Shit. I better go buy a Chicago Manual of Style and start calling myself an editor again.

posted by stevemarsh at 6:30 PM on June 29, 2009

What is important to understand is that in the age of "user generated content" everyone feels entitled to write and give an opinion on absolutely everything. Personally I'm not sure how soon GOOD writing will become ubiquitous but if the popular saying is to be trusted it will take about one million words for the average user to become a good writer. At a pace of 100 words per rant and assuming one per day it will take a couple of decades to get there.
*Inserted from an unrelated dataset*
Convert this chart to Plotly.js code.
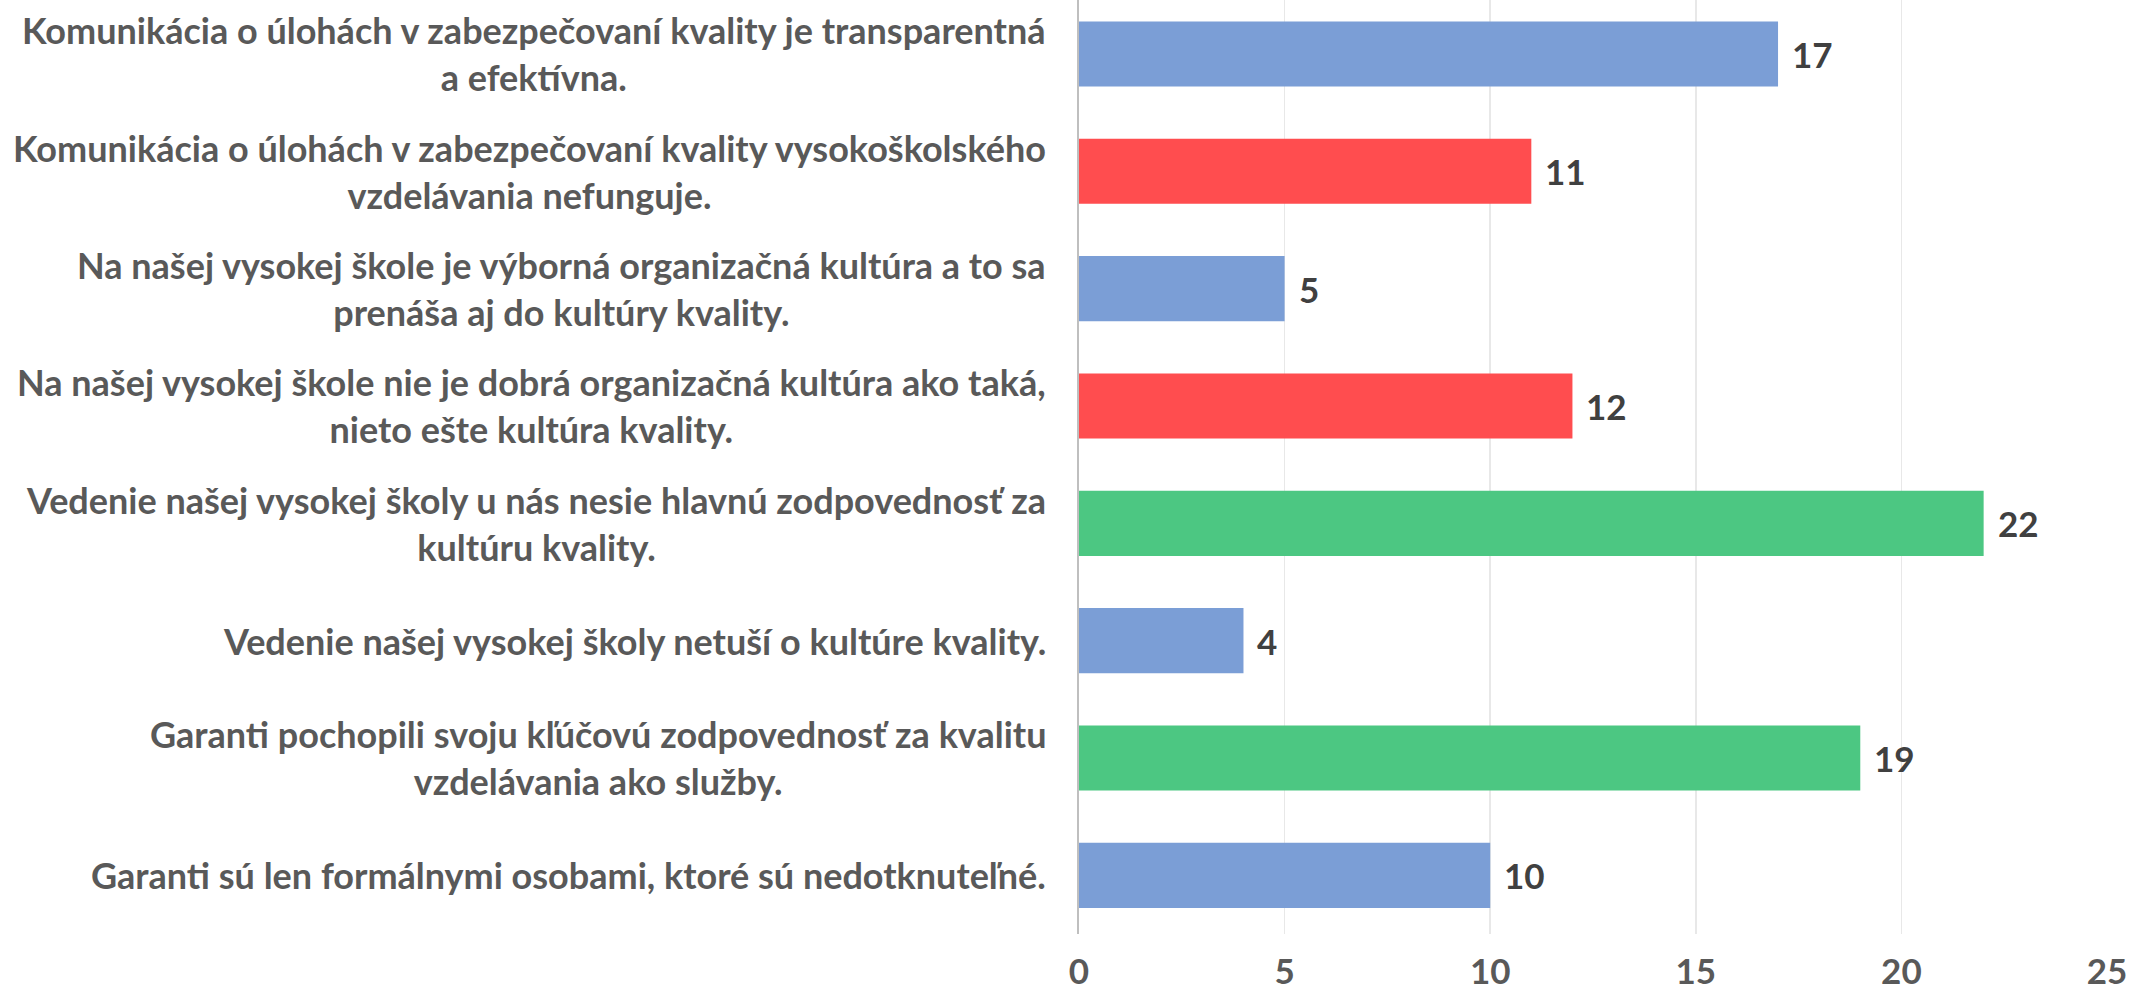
<!DOCTYPE html>
<html>
<head>
<meta charset="utf-8">
<script src="https://cdn.plot.ly/plotly-3.0.1.min.js"></script>
<style>html,body{margin:0;padding:0;background:#fff;}#chart{width:2131px;height:997px;}</style>
</head>
<body>
<div id="chart"></div>
<script>
const categories = [
  "Komunikácia o úlohách v zabezpečovaní kvality je transparentná<br>a efektívna.",
  "Komunikácia o úlohách v zabezpečovaní kvality vysokoškolského<br>vzdelávania nefunguje.",
  "Na našej vysokej škole je výborná organizačná kultúra a to sa<br>prenáša aj do kultúry kvality.",
  "Na našej vysokej škole nie je dobrá organizačná kultúra ako taká,<br>nieto ešte kultúra kvality.",
  "Vedenie našej vysokej školy u nás nesie hlavnú zodpovednosť za<br>kultúru kvality.",
  "Vedenie našej vysokej školy netuší o kultúre kvality.",
  "Garanti pochopili svoju kľúčovú zodpovednosť za kvalitu<br>vzdelávania ako služby.",
  "Garanti sú len formálnymi osobami, ktoré sú nedotknuteľné."
];
const values = [17, 11, 5, 12, 22, 4, 19, 10];
const barColors = ["#7B9ED6", "#FF4D4F", "#7B9ED6", "#FF4D4F", "#4CC782", "#7B9ED6", "#4CC782", "#7B9ED6"];
const xTicks = [0, 5, 10, 15, 20, 25];

const FONT = 'Lato, "Open Sans", sans-serif';
const ids = categories.map((c, i) => i);

const trace = {
  type: 'bar',
  orientation: 'h',
  x: values,
  y: ids,
  marker: {color: barColors, line: {width: 0}},
  width: 0.555,
  hoverinfo: 'none'
};

const labelAnnotations = categories.map((c, i) => ({
  text: c,
  xref: 'paper', yref: 'y',
  x: -0.03, y: i,
  xanchor: 'right', yanchor: 'middle',
  align: 'center',
  showarrow: false,
  font: {family: FONT, size: 36, color: '#595959', weight: 'bold'}
}));

const valueAnnotations = values.map((v, i) => ({
  text: String(v),
  xref: 'x', yref: 'y',
  x: v, y: i,
  xanchor: 'left', yanchor: 'middle',
  xshift: 12,
  showarrow: false,
  font: {family: FONT, size: 35, color: '#404040', weight: 'bold'}
}));

const layout = {
  width: 2131, height: 997,
  margin: {l: 1079, r: 24, t: 0, b: 63},
  paper_bgcolor: '#ffffff', plot_bgcolor: '#ffffff',
  showlegend: false,
  xaxis: {
    range: [0, 25],
    tickvals: xTicks,
    ticktext: xTicks.map(String),
    showgrid: true, gridcolor: '#E8E8E8', gridwidth: 1.5,
    zeroline: false, showline: false,
    ticks: '',
    ticklabelstandoff: 14,
    tickfont: {family: FONT, size: 35, color: '#595959', weight: 'bold'}
  },
  yaxis: {
    range: [7.5, -0.46],
    showticklabels: false,
    showgrid: false, zeroline: false,
    showline: true, linecolor: '#BFBFBF', linewidth: 2,
    ticks: ''
  },
  annotations: labelAnnotations.concat(valueAnnotations)
};

Plotly.newPlot('chart', [trace], layout, {displayModeBar: false, staticPlot: true});
</script>
</body>
</html>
posted by juan Gonzalez at 10:32 AM on June 30, 2009

The honest truth: most people who fancy themselves painters, musicians, photographers, writers etc etc are not singularly talented and many are often just looking for an easy, sweat-free job. The crisis and the internet are thinning the professional herd in those areas.

Also, journalism as a profession has been affected in the US by a persistent left-leaning bias, and now that people have more options they no longer care for the likes of the NYT, CNN, Newsweek etc because they do not trust or identify themselves w/ their liberal agenda. I'm constantly amazed at the lack of political self-awareness of journalists who are clearly leftists but think of themselves as impartial reporters etc etc.

Finally, journalists were in a privileged position to see the current crisis approaching. Whoever sat pretty and simply hoped against hope lacked good sense and initiative.




posted by Edward.EB at 1:39 PM on June 30, 2009

Jeremy R, you said: "There is plenty of work for writers, but most of it won't make you famous or even include your by-line." That's true. But I'd argue that writing for fame and writing for your living are two different career paths entirely.

Brian says that writing, as a professional service for a company or commercial operation, is no longer a viable career in part because of the inflated cost of living in the US (if I get your point correctly, Brian?) - but I can assure you that's not necessarily the case in other parts of the English-speaking world.

What if those writers now struggling to make a living in the US were to look at the Internet, not as a threat, but as a way to bring their professional skills out to a much wider market?